> _Instructions to follow_:
Copy the data that follows exactly. Include no pictures.

> _Supplied material_:
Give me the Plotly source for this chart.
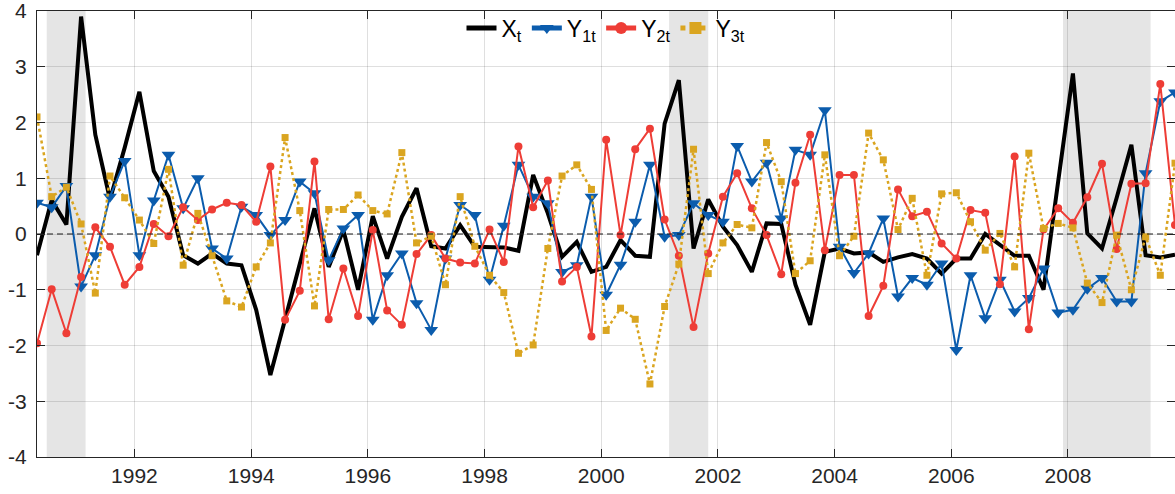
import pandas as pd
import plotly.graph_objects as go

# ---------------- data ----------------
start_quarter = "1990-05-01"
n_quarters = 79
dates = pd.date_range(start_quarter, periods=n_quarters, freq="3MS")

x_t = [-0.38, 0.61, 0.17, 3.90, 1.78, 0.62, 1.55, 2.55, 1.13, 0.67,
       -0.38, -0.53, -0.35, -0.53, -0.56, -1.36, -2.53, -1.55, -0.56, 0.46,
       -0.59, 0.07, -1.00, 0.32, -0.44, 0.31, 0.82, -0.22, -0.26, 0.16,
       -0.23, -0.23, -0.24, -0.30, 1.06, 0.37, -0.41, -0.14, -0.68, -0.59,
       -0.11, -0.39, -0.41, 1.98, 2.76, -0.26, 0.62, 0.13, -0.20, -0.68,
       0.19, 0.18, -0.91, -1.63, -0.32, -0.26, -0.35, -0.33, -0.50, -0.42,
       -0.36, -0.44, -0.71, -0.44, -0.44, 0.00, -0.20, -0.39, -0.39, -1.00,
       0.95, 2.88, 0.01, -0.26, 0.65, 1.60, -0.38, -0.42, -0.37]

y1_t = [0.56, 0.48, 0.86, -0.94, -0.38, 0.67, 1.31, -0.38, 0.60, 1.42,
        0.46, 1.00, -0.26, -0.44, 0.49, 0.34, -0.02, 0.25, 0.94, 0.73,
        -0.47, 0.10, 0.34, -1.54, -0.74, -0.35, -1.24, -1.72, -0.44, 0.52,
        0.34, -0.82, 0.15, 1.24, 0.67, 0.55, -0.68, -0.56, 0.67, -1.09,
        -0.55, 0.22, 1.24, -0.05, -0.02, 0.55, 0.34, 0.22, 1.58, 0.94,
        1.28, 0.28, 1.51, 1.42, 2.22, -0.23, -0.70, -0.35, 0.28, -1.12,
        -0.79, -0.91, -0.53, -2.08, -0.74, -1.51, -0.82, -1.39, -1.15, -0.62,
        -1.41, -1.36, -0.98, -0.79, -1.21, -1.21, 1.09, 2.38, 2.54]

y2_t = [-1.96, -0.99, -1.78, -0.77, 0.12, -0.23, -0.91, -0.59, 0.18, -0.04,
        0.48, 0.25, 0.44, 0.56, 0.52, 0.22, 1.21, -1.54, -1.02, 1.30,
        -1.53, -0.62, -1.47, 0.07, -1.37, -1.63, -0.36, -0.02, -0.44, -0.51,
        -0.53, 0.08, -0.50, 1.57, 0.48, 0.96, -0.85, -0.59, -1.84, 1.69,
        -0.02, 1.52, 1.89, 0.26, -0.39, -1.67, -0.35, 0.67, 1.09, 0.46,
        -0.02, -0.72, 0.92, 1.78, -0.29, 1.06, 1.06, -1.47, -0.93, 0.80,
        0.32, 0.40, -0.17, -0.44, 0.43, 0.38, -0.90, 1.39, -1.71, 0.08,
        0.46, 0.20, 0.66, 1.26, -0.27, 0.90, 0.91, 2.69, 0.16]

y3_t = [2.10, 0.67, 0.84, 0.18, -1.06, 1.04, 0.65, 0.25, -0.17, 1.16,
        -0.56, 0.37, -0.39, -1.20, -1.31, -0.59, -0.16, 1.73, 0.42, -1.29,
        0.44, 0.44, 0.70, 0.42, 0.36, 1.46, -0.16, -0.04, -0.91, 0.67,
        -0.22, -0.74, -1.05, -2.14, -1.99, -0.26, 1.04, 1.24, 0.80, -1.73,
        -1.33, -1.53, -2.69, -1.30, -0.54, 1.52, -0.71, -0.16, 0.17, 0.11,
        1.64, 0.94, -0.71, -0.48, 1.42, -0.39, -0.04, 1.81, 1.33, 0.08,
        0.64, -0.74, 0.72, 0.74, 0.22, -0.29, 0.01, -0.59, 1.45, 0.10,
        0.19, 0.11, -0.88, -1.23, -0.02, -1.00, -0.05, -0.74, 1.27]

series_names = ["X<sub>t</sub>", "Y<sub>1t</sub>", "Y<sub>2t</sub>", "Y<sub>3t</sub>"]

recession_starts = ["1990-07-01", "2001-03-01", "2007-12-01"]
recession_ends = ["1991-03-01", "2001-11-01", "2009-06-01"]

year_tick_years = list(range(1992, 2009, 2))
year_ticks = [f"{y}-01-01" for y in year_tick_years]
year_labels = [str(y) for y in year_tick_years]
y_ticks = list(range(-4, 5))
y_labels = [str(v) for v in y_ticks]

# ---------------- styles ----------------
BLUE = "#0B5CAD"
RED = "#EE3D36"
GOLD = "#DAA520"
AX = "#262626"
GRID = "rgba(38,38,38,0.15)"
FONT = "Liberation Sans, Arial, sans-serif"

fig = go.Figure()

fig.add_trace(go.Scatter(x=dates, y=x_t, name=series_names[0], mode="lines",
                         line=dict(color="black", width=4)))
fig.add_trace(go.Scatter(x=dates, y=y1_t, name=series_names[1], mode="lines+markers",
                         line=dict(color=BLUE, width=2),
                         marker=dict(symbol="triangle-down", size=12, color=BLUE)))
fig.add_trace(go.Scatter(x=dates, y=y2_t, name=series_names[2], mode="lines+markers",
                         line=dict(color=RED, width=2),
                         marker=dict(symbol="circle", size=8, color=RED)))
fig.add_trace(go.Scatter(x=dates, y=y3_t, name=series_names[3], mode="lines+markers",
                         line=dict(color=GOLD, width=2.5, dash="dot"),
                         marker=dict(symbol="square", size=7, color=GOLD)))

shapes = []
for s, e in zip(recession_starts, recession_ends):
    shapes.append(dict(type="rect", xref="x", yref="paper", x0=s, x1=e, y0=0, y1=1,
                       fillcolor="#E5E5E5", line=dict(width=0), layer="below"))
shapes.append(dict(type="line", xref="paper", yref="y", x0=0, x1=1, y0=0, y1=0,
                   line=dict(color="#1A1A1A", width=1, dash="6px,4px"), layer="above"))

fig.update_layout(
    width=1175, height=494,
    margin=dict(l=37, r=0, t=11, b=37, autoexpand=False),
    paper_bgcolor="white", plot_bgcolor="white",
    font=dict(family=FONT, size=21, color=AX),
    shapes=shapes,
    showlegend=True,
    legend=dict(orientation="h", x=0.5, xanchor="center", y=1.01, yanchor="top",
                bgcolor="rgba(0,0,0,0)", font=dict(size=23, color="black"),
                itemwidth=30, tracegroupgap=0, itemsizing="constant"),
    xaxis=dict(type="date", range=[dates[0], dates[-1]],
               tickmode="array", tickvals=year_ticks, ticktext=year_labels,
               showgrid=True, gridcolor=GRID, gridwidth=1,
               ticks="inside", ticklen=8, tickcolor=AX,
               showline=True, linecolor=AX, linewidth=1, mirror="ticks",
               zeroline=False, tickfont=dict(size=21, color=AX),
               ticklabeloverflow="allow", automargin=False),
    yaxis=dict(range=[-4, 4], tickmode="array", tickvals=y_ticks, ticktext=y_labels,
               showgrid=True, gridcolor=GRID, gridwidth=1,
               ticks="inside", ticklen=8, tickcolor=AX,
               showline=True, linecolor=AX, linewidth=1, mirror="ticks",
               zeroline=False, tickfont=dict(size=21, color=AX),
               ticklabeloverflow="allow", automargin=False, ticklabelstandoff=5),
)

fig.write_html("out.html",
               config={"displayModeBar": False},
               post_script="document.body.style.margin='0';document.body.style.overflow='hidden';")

> _Written answer_:
Give me the Plotly source for this chart.
import pandas as pd
import plotly.graph_objects as go

# ---------------- data ----------------
start_quarter = "1990-05-01"
n_quarters = 79
dates = pd.date_range(start_quarter, periods=n_quarters, freq="3MS")

x_t = [-0.38, 0.61, 0.17, 3.90, 1.78, 0.62, 1.55, 2.55, 1.13, 0.67,
       -0.38, -0.53, -0.35, -0.53, -0.56, -1.36, -2.53, -1.55, -0.56, 0.46,
       -0.59, 0.07, -1.00, 0.32, -0.44, 0.31, 0.82, -0.22, -0.26, 0.16,
       -0.23, -0.23, -0.24, -0.30, 1.06, 0.37, -0.41, -0.14, -0.68, -0.59,
       -0.11, -0.39, -0.41, 1.98, 2.76, -0.26, 0.62, 0.13, -0.20, -0.68,
       0.19, 0.18, -0.91, -1.63, -0.32, -0.26, -0.35, -0.33, -0.50, -0.42,
       -0.36, -0.44, -0.71, -0.44, -0.44, 0.00, -0.20, -0.39, -0.39, -1.00,
       0.95, 2.88, 0.01, -0.26, 0.65, 1.60, -0.38, -0.42, -0.37]

y1_t = [0.56, 0.48, 0.86, -0.94, -0.38, 0.67, 1.31, -0.38, 0.60, 1.42,
        0.46, 1.00, -0.26, -0.44, 0.49, 0.34, -0.02, 0.25, 0.94, 0.73,
        -0.47, 0.10, 0.34, -1.54, -0.74, -0.35, -1.24, -1.72, -0.44, 0.52,
        0.34, -0.82, 0.15, 1.24, 0.67, 0.55, -0.68, -0.56, 0.67, -1.09,
        -0.55, 0.22, 1.24, -0.05, -0.02, 0.55, 0.34, 0.22, 1.58, 0.94,
        1.28, 0.28, 1.51, 1.42, 2.22, -0.23, -0.70, -0.35, 0.28, -1.12,
        -0.79, -0.91, -0.53, -2.08, -0.74, -1.51, -0.82, -1.39, -1.15, -0.62,
        -1.41, -1.36, -0.98, -0.79, -1.21, -1.21, 1.09, 2.38, 2.54]

y2_t = [-1.96, -0.99, -1.78, -0.77, 0.12, -0.23, -0.91, -0.59, 0.18, -0.04,
        0.48, 0.25, 0.44, 0.56, 0.52, 0.22, 1.21, -1.54, -1.02, 1.30,
        -1.53, -0.62, -1.47, 0.07, -1.37, -1.63, -0.36, -0.02, -0.44, -0.51,
        -0.53, 0.08, -0.50, 1.57, 0.48, 0.96, -0.85, -0.59, -1.84, 1.69,
        -0.02, 1.52, 1.89, 0.26, -0.39, -1.67, -0.35, 0.67, 1.09, 0.46,
        -0.02, -0.72, 0.92, 1.78, -0.29, 1.06, 1.06, -1.47, -0.93, 0.80,
        0.32, 0.40, -0.17, -0.44, 0.43, 0.38, -0.90, 1.39, -1.71, 0.08,
        0.46, 0.20, 0.66, 1.26, -0.27, 0.90, 0.91, 2.69, 0.16]

y3_t = [2.10, 0.67, 0.84, 0.18, -1.06, 1.04, 0.65, 0.25, -0.17, 1.16,
        -0.56, 0.37, -0.39, -1.20, -1.31, -0.59, -0.16, 1.73, 0.42, -1.29,
        0.44, 0.44, 0.70, 0.42, 0.36, 1.46, -0.16, -0.04, -0.91, 0.67,
        -0.22, -0.74, -1.05, -2.14, -1.99, -0.26, 1.04, 1.24, 0.80, -1.73,
        -1.33, -1.53, -2.69, -1.30, -0.54, 1.52, -0.71, -0.16, 0.17, 0.11,
        1.64, 0.94, -0.71, -0.48, 1.42, -0.39, -0.04, 1.81, 1.33, 0.08,
        0.64, -0.74, 0.72, 0.74, 0.22, -0.29, 0.01, -0.59, 1.45, 0.10,
        0.19, 0.11, -0.88, -1.23, -0.02, -1.00, -0.05, -0.74, 1.27]

series_names = ["X<sub>t</sub>", "Y<sub>1t</sub>", "Y<sub>2t</sub>", "Y<sub>3t</sub>"]

recession_starts = ["1990-07-01", "2001-03-01", "2007-12-01"]
recession_ends = ["1991-03-01", "2001-11-01", "2009-06-01"]

year_tick_years = list(range(1992, 2009, 2))
year_ticks = [f"{y}-01-01" for y in year_tick_years]
year_labels = [str(y) for y in year_tick_years]
y_ticks = list(range(-4, 5))
y_labels = [str(v) for v in y_ticks]

# ---------------- styles ----------------
BLUE = "#0B5CAD"
RED = "#EE3D36"
GOLD = "#DAA520"
AX = "#262626"
GRID = "rgba(38,38,38,0.15)"
FONT = "Liberation Sans, Arial, sans-serif"

fig = go.Figure()

fig.add_trace(go.Scatter(x=dates, y=x_t, name=series_names[0], mode="lines",
                         line=dict(color="black", width=4)))
fig.add_trace(go.Scatter(x=dates, y=y1_t, name=series_names[1], mode="lines+markers",
                         line=dict(color=BLUE, width=2),
                         marker=dict(symbol="triangle-down", size=12, color=BLUE)))
fig.add_trace(go.Scatter(x=dates, y=y2_t, name=series_names[2], mode="lines+markers",
                         line=dict(color=RED, width=2),
                         marker=dict(symbol="circle", size=8, color=RED)))
fig.add_trace(go.Scatter(x=dates, y=y3_t, name=series_names[3], mode="lines+markers",
                         line=dict(color=GOLD, width=2.5, dash="dot"),
                         marker=dict(symbol="square", size=7, color=GOLD)))

shapes = []
for s, e in zip(recession_starts, recession_ends):
    shapes.append(dict(type="rect", xref="x", yref="paper", x0=s, x1=e, y0=0, y1=1,
                       fillcolor="#E5E5E5", line=dict(width=0), layer="below"))
shapes.append(dict(type="line", xref="paper", yref="y", x0=0, x1=1, y0=0, y1=0,
                   line=dict(color="#1A1A1A", width=1, dash="6px,4px"), layer="above"))

fig.update_layout(
    width=1175, height=494,
    margin=dict(l=37, r=0, t=11, b=37, autoexpand=False),
    paper_bgcolor="white", plot_bgcolor="white",
    font=dict(family=FONT, size=21, color=AX),
    shapes=shapes,
    showlegend=True,
    legend=dict(orientation="h", x=0.5, xanchor="center", y=1.01, yanchor="top",
                bgcolor="rgba(0,0,0,0)", font=dict(size=23, color="black"),
                itemwidth=30, tracegroupgap=0, itemsizing="constant"),
    xaxis=dict(type="date", range=[dates[0], dates[-1]],
               tickmode="array", tickvals=year_ticks, ticktext=year_labels,
               showgrid=True, gridcolor=GRID, gridwidth=1,
               ticks="inside", ticklen=8, tickcolor=AX,
               showline=True, linecolor=AX, linewidth=1, mirror="ticks",
               zeroline=False, tickfont=dict(size=21, color=AX),
               ticklabeloverflow="allow", automargin=False),
    yaxis=dict(range=[-4, 4], tickmode="array", tickvals=y_ticks, ticktext=y_labels,
               showgrid=True, gridcolor=GRID, gridwidth=1,
               ticks="inside", ticklen=8, tickcolor=AX,
               showline=True, linecolor=AX, linewidth=1, mirror="ticks",
               zeroline=False, tickfont=dict(size=21, color=AX),
               ticklabeloverflow="allow", automargin=False, ticklabelstandoff=5),
)

fig.write_html("out.html",
               config={"displayModeBar": False},
               post_script="document.body.style.margin='0';document.body.style.overflow='hidden';")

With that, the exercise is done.